On the recent Blu-Ray release, CG Supervisor David Jones admits that the visual effects team may have "overreached madly," resulting in certain scenes looking "janky."
To the delight of pre-teens with an insatiable craving for bloodlust, but whose thumbs were tired, came the big-screen adaptation of Mortal Kombat. While there were some pretty cool effects in the movie, like the animatronic Goro, the four-armed monster-man who looks like a Rob Liefeld sketch of Willem Dafoe ...
... less impressive is some of the CGI, like when Scorpion is battling Johnny Cage.
And the less said about Reptile, the better.
If you're wondering why the effects are so awful, part of the reason could be because director Paul W.S. Anderson (the W.S. stands for "way shittier") only landed the job after reading enough books about visual effects to learn the "jargon" and fake being an expert. Which we assume is how he also got the Resident Evil directing gig.

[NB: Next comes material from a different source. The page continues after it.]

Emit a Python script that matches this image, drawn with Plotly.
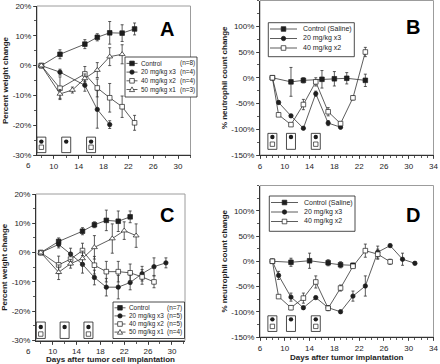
import plotly.graph_objects as go

W, H = 440, 364
FONT = "Liberation Sans, Arial, Helvetica, sans-serif"
INK = "#1e1e1e"
LINEC = "#333333"
FRAME = "#9c9c9c"

# ---------------- data ----------------
# Panel A - percent weight change
a_ctrl_days = [8, 11, 15, 17, 19, 21, 23]
a_ctrl = [0, 3.8, 7.2, 9.5, 11.0, 10.9, 12.3]
a_ctrl_err = [0, 1.5, 1.5, 1.2, 3.8, 2.8, 2.0]
a_20_days = [8, 11, 15, 17, 19]
a_20 = [0, -2.2, -6.6, -14.7, -19.8]
a_20_err = [0, 1.0, 2.0, 6.3, 1.3]
a_40_days = [8, 11, 15, 17, 19, 21, 23]
a_40 = [0, -7.6, -2.8, -7.5, -10.8, -13.8, -19.2]
a_40_err = [0, 3.8, 2.5, 3.0, 4.8, 3.6, 2.5]
a_50_days = [8, 11, 13, 15, 17, 19, 21]
a_50 = [0, -9.5, -8.2, -4.3, -1.5, 3.0, 3.8]
a_50_err = [0, 1.5, 1.0, 1.5, 2.5, 3.0, 3.2]

# Panel B - % neutrophil count change
b_ctrl_days = [8, 11, 13, 16, 18, 20, 23]
b_ctrl = [0, -8, -5, -3, -2, -1, -5]
b_ctrl_err = [0, 28, 5, 17, 14, 11, 12]
b_20_days = [8, 9, 11, 13, 15, 17, 19]
b_20 = [0, -48, -74, -98, -31, -88, -96]
b_20_err = [0, 3, 3, 2, 5, 5, 3]
b_40_days = [8, 9, 11, 13, 15, 17, 19, 21, 23]
b_40 = [0, -72, -91, -52, -8, -66, -89, -39, 50]
b_40_err = [0, 3, 3, 10, 8, 8, 3, 4, 9]

# Panel C - percent weight change
c_ctrl_days = [8, 11, 15, 17, 19, 21, 23]
c_ctrl = [0, 3.8, 7.3, 9.5, 11.0, 10.7, 12.2]
c_ctrl_err = [0, 1.2, 1.2, 1.0, 3.5, 3.5, 2.0]
c_20_days = [8, 11, 13, 15, 17, 19, 21, 23, 25, 27, 29]
c_20 = [0, 2.8, -0.5, -4.0, -8.5, -11.8, -11.8, -10.2, -7.2, -4.8, -3.5]
c_20_err = [0, 1.2, 2.0, 3.0, 2.5, 3.0, 4.0, 2.5, 2.5, 3.0, 1.7]
c_40_days = [8, 11, 13, 15, 17, 19, 21, 23, 25, 27]
c_40 = [0, -4.2, -2.2, 0.7, -4.3, -6.5, -6.5, -6.9, -8.3, -10.0]
c_40_err = [0, 3.0, 2.0, 2.5, 3.0, 3.5, 3.5, 3.0, 2.5, 2.0]
c_50_days = [8, 11, 13, 15, 17, 20, 22, 24]
c_50 = [0, -6.7, -3.8, -2.0, 1.8, 4.8, 7.5, 5.8]
c_50_err = [0, 2.5, 1.5, 2.5, 4.0, 5.0, 3.0, 4.0]

# Panel D - % neutrophil count change
d_ctrl_days = [8, 11, 14, 17, 19, 21]
d_ctrl = [0, -2, 1, -3, -7, -8]
d_ctrl_err = [0, 8, 15, 6, 6, 4]
d_20_days = [8, 9, 11, 13, 15, 17, 19, 21, 23, 25, 27, 29, 31]
d_20 = [0, -28, -71, -92, -72, -92, -100, -69, -49, 18, 31, 4, -4]
d_20_err = [0, 8, 8, 3, 3, 3, 3, 10, 20, 12, 3, 12, 3]
d_40_days = [8, 9, 11, 13, 15, 17, 19, 21, 23, 25, 27]
d_40 = [0, -70, -92, -73, -41, -93, -53, -10, 21, 14, -1]
d_40_err = [0, 3, 4, 10, 12, 5, 6, 3, 13, 10, 5]

# dosing days shown in the small boxes
dose_days_wt = [8, 12, 16]       # panels A, C
dose_days_neu = [8, 11, 15]      # panels B, D
dose40_index = [0, 2]            # boxes that also hold the 40 mg/kg marker

# legend texts
legend_wt = ["Control", "20 mg/kg x3", "40 mg/kg x2", "50 mg/kg x1"]
legend_a_n = ["(n=8)", "(n=4)", "(n=4)", "(n=3)"]
legend_c_n = ["(n=7)", "(n=5)", "(n=5)", "(n=4)"]
legend_neu = ["Control (Saline)", "20 mg/kg x3", "40 mg/kg x2"]

# tick labels
wt_ticks = [-30, -20, -10, 0, 10, 20]
neu_ticks = [-150, -100, -50, 0, 50, 100]
days_ticks_wt = [10, 14, 18, 22, 26, 30]
days_ticks_neu = [6, 10, 14, 18, 22, 26, 30, 34]

# ---------------- styles ----------------
STYLE = {
    "ctrl": dict(symbol="square", size=4.6, color=INK),
    "d20": dict(symbol="circle", size=4.4, color=INK),
    "d40": dict(symbol="square", size=4.6, color="white"),
    "d50": dict(symbol="triangle-up", size=5.2, color="white"),
}

# panel geometry (pixels: left, top, right, bottom) and axis ranges
PANEL = {
    "A": dict(ax="", box=(37, 6, 190.5, 155), xr=[7.3, 32.0], yr=[-30, 20]),
    "B": dict(ax="2", box=(260, 0.5, 433.5, 155), xr=[6, 34], yr=[-150, 150]),
    "C": dict(ax="3", box=(36, 194, 185, 340.5), xr=[7.2, 32.2], yr=[-30, 20]),
    "D": dict(ax="4", box=(260, 185.5, 433.5, 337), xr=[6, 34], yr=[-150, 150]),
}

SERIES = {
    "A": [("ctrl", a_ctrl_days, a_ctrl, a_ctrl_err), ("d20", a_20_days, a_20, a_20_err),
          ("d40", a_40_days, a_40, a_40_err), ("d50", a_50_days, a_50, a_50_err)],
    "B": [("ctrl", b_ctrl_days, b_ctrl, b_ctrl_err), ("d20", b_20_days, b_20, b_20_err),
          ("d40", b_40_days, b_40, b_40_err)],
    "C": [("ctrl", c_ctrl_days, c_ctrl, c_ctrl_err), ("d20", c_20_days, c_20, c_20_err),
          ("d40", c_40_days, c_40, c_40_err), ("d50", c_50_days, c_50, c_50_err)],
    "D": [("ctrl", d_ctrl_days, d_ctrl, d_ctrl_err), ("d20", d_20_days, d_20, d_20_err),
          ("d40", d_40_days, d_40, d_40_err)],
}

fig = go.Figure()

# data traces
for key, p in PANEL.items():
    xa, ya = "x" + p["ax"], "y" + p["ax"]
    for style, days, vals, errs in SERIES[key]:
        st = STYLE[style]
        fig.add_trace(go.Scatter(
            x=days, y=vals, mode="lines+markers", xaxis=xa, yaxis=ya,
            showlegend=False, cliponaxis=False,
            line=dict(color=LINEC, width=0.8),
            marker=dict(symbol=st["symbol"], size=st["size"], color=st["color"],
                        line=dict(color=INK, width=0.7)),
            error_y=dict(type="data", array=errs, color=LINEC, thickness=0.8, width=1.5),
        ))

# dose boxes + markers
DOSE = {
    "A": dict(days=dose_days_wt, lo=-29.2, hi=-24.0, c=-25.5, s=-27.4),
    "C": dict(days=dose_days_wt, lo=-29.3, hi=-23.7, c=-25.4, s=-27.8),
    "B": dict(days=dose_days_neu, lo=-139, hi=-108, c=-115, s=-129),
    "D": dict(days=dose_days_neu, lo=-139, hi=-108, c=-115, s=-129),
}
shapes = []
annotations = []
for key, dz in DOSE.items():
    p = PANEL[key]
    xa, ya = "x" + p["ax"], "y" + p["ax"]
    for d in dz["days"]:
        shapes.append(dict(type="rect", xref=xa, yref=ya, xsizemode="pixel", xanchor=d,
                           x0=-4.5, x1=4.5, y0=dz["lo"], y1=dz["hi"],
                           line=dict(color=INK, width=0.8), fillcolor="rgba(0,0,0,0)"))
    fig.add_trace(go.Scatter(x=dz["days"], y=[dz["c"]] * len(dz["days"]), mode="markers",
                             xaxis=xa, yaxis=ya, showlegend=False,
                             marker=dict(symbol="circle", size=4.4, color=INK)))
    sq_days = [dz["days"][i] for i in dose40_index]
    fig.add_trace(go.Scatter(x=sq_days, y=[dz["s"]] * len(sq_days), mode="markers",
                             xaxis=xa, yaxis=ya, showlegend=False,
                             marker=dict(symbol="square", size=4.4, color="white",
                                         line=dict(color=INK, width=0.7))))

# frames (grey top/right border)
for key, p in PANEL.items():
    shapes.append(dict(type="rect", xref="x" + p["ax"] + " domain", yref="y" + p["ax"] + " domain",
                       x0=0, x1=1, y0=0, y1=1, layer="below",
                       line=dict(color=FRAME, width=1)))


def px(x):
    return x / W


def py(y):
    return 1 - y / H


def legend_marker(style, xc, yc):
    st = STYLE[style]
    h = st["size"] / 2
    base = dict(xref="paper", yref="paper", xsizemode="pixel", ysizemode="pixel",
                xanchor=px(xc), yanchor=py(yc), line=dict(color=INK, width=0.7),
                fillcolor=st["color"], layer="above")
    if st["symbol"] == "square":
        return dict(type="rect", x0=-h, x1=h, y0=-h, y1=h, **base)
    if st["symbol"] == "circle":
        return dict(type="circle", x0=-h, x1=h, y0=-h, y1=h, **base)
    return dict(type="path", path=f"M{-h},{-h * 0.8} L{h},{-h * 0.8} L0,{h} Z", **base)


LEG = {
    "A": dict(box=(125, 57, 197, 97), rows=[63.4, 72.1, 80.8, 89.5], s0=126.5, s1=137.5,
              tx=139.5, nx=195.8, labels=legend_wt, n=legend_a_n),
    "C": dict(box=(113, 302, 184.5, 338.5), rows=[307.8, 315.9, 324.0, 332.1], s0=114.5, s1=125.5,
              tx=127.5, nx=183.3, labels=legend_wt, n=legend_c_n),
    "B": dict(box=(268.3, 22.7, 354.3, 56.7), rows=[29.0, 38.5, 48.0], s0=270, s1=297,
              tx=301.5, nx=None, labels=legend_neu, n=None),
    "D": dict(box=(269.3, 196, 355, 231.3), rows=[202.5, 212.0, 221.5], s0=271, s1=298,
              tx=302.5, nx=None, labels=legend_neu, n=None),
}
LEG_FONT = dict(size=6.4, color=INK, family=FONT)
LEG_FONT_NEU = dict(size=7.0, color=INK, family=FONT)
for key, lg in LEG.items():
    l, t, r, b = lg["box"]
    f = LEG_FONT if lg["n"] else LEG_FONT_NEU
    shapes.append(dict(type="rect", xref="paper", yref="paper", x0=px(l), x1=px(r), y0=py(b), y1=py(t),
                       line=dict(color=INK, width=0.8), fillcolor="white", layer="above"))
    styles = [s[0] for s in SERIES[key]]
    for i, (lab, yy) in enumerate(zip(lg["labels"], lg["rows"])):
        shapes.append(dict(type="line", xref="paper", yref="paper", x0=px(lg["s0"]), x1=px(lg["s1"]),
                           y0=py(yy), y1=py(yy), line=dict(color=LINEC, width=0.8), layer="above"))
        shapes.append(legend_marker(styles[i], (lg["s0"] + lg["s1"]) / 2, yy))
        annotations.append(dict(xref="paper", yref="paper", x=px(lg["tx"]), y=py(yy), text=lab,
                                showarrow=False, xanchor="left", yanchor="middle", font=f,
                                borderpad=0))
        if lg["n"]:
            annotations.append(dict(xref="paper", yref="paper", x=px(lg["nx"]), y=py(yy), text=lg["n"][i],
                                    showarrow=False, xanchor="right", yanchor="middle", font=f,
                                    borderpad=0))

# panel letters
LETTER_POS = {"A": (0.845, 0.845), "B": (0.884, 0.83), "C": (0.877, 0.855), "D": (0.884, 0.805)}
for key, (lx, ly) in LETTER_POS.items():
    p = PANEL[key]
    annotations.append(dict(xref="x" + p["ax"] + " domain", yref="y" + p["ax"] + " domain",
                            x=lx, y=ly, text=key, showarrow=False, xanchor="center", yanchor="middle",
                            font=dict(size=20, color="black", family=FONT, weight="bold")))

# "6" label left of the A / C axes (value lies just outside the drawn range)
for key in ("A", "C"):
    p = PANEL[key]
    r0, r1 = p["xr"]
    annotations.append(dict(xref="x" + p["ax"] + " domain", yref="y" + p["ax"] + " domain",
                            x=(6 - r0) / (r1 - r0), y=0, yshift=-4, text="6", showarrow=False,
                            xanchor="center", yanchor="top", font=dict(size=8, color=INK, family=FONT)))

layout_axes = {}
for key, p in PANEL.items():
    l, t, r, b = p["box"]
    wt = key in ("A", "C")
    xt = days_ticks_wt if wt else days_ticks_neu
    yt = wt_ticks if wt else neu_ticks
    xname = "xaxis" + p["ax"]
    yname = "yaxis" + p["ax"]
    xtitle = {"C": "Days after tumor cell implantation", "D": "Days after tumor implantation"}.get(key, "")
    ytitle = "Percent weight change" if wt else "% neutrophil count change"
    layout_axes[xname] = dict(
        domain=[px(l), px(r)], anchor="y" + p["ax"], range=p["xr"],
        tickmode="array", tickvals=xt, ticktext=[str(v) for v in xt],
        showline=True, linecolor=LINEC, linewidth=1, ticks="outside", ticklen=3,
        tickcolor=LINEC, tickwidth=0.8, showgrid=False, zeroline=False,
        tickfont=dict(size=8, color=INK, family=FONT),
        minor=dict(ticks="outside", ticklen=2, tickcolor=LINEC, dtick=1 if not wt else 2,
                   tick0=6, showgrid=False),
        title=dict(text=xtitle, standoff=1, font=dict(size=8, color=INK, family=FONT, weight="bold")),
        automargin=False,
    )
    layout_axes[yname] = dict(
        domain=[py(b), py(t)], anchor="x" + p["ax"], range=p["yr"],
        tickmode="array", tickvals=yt, ticktext=[f"{v}%" for v in yt],
        showline=True, linecolor=LINEC, linewidth=1, ticks="outside", ticklen=3,
        tickcolor=LINEC, tickwidth=0.8, showgrid=False, zeroline=False,
        tickfont=dict(size=8, color=INK, family=FONT),
        minor=dict(ticks="outside", ticklen=2, tickcolor=LINEC, dtick=5 if wt else 25,
                   tick0=0, showgrid=False),
        title=dict(text=ytitle, standoff=2, font=dict(size=8, color=INK, family=FONT, weight="bold")),
        automargin=False,
    )

fig.update_layout(
    width=W, height=H, margin=dict(l=0, r=0, t=0, b=0),
    paper_bgcolor="white", plot_bgcolor="white",
    font=dict(family=FONT, color=INK, size=8),
    shapes=shapes, annotations=annotations, showlegend=False,
    hovermode=False,
    **layout_axes,
)

fig.write_html("out.html", config={"displayModeBar": False, "staticPlot": True},
               post_script="document.body.style.margin='0px';")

It's hard to imagine an America in which the President is a badass who can hold his own in a Die Hard scenario, not a septuagenarian whose blood is probably just KFC gravy at this point. Air Force One tells the story of President James Marshall, who goes full John McClane when the titular plane is hijacked by Russian mercenaries. Also, it's fun to imagine a world where Harrison Ford is the President; presumably, weed would be legal, and discussing Star Wars would be punishable by death.
Of course, being an aircraft with Harrison Ford inside of it, naturally, Air Force One crashes at the end. It looks good for a mid-'90s Microsoft Flight Simulator, but it looks really dogshit for an $85 million Hollywood movie.
Thanks to these lousy effects, the ending is harder to buy than the central premise that a sitting President actually accomplishes something during his term.
Back in the '90s, miniseries based on Stephen King's books were a big ass deal. There was The Stand, It, and that version of The Shining starring the dude from Wings. Perhaps less fondly remembered is The Langoliers, King's story of a group of airline passengers who wake up on a half-empty airplane and are eventually chased by flying balls with fangs, dubbed "Langoliers" -- though "Testicula Dentata" seems more appropriate.
According to King, the creatures are "beach-ball shaped cannibals with monstrous alien faces and huge mouths lined with gnashing, blurring teeth." How did they visualize that using 1995 computer technology? Well, this is what we got:
Even compared to the crappy CGI on other 1995 TV shows, this is, frankly, an abomination. The interdimensional wormhole Jerry O'Connell and his pals traveled through looked more realistic than this crap. Worst of all, this scene is supposed to be scary and suspenseful, not resembling a Wakaliwood adaptation of Mario 64.
After the studio rejected director John Landis' wacky plans for a sequel to An American Werewolf in London, we got An American Werewolf in Paris. It features no connection to the original other than both being about horny dudes contracting a bad case of lycanthropy while visiting Europe. While the set-up is familiar, things get '90s aggressively fast; the plot involves a secret werewolf society who throw raves complete with designer drugs for Lycans. They must have cut the twist ending where this is all revealed to take place inside Urkel's Tamagotchi.
While the original movie won an Oscar in 1982 for its mind-blowing make-up effects, the follow-up went the CGI route, and the results are more embarrassing than waking up naked in the middle of a zoo. When the robed cultists inject themselves with the werewolf drug, they turn into dogs, so cartoonish you half-expect Garfield to show up and kick them off a kitchen counter.
Not only do the werewolves look astonishingly worse than in the original, but this movie also cost almost five times as much to make. That's like rebooting A Nightmare on Elm Street and replacing Freddy Krueger with a blow-up sex doll wearing a fedora.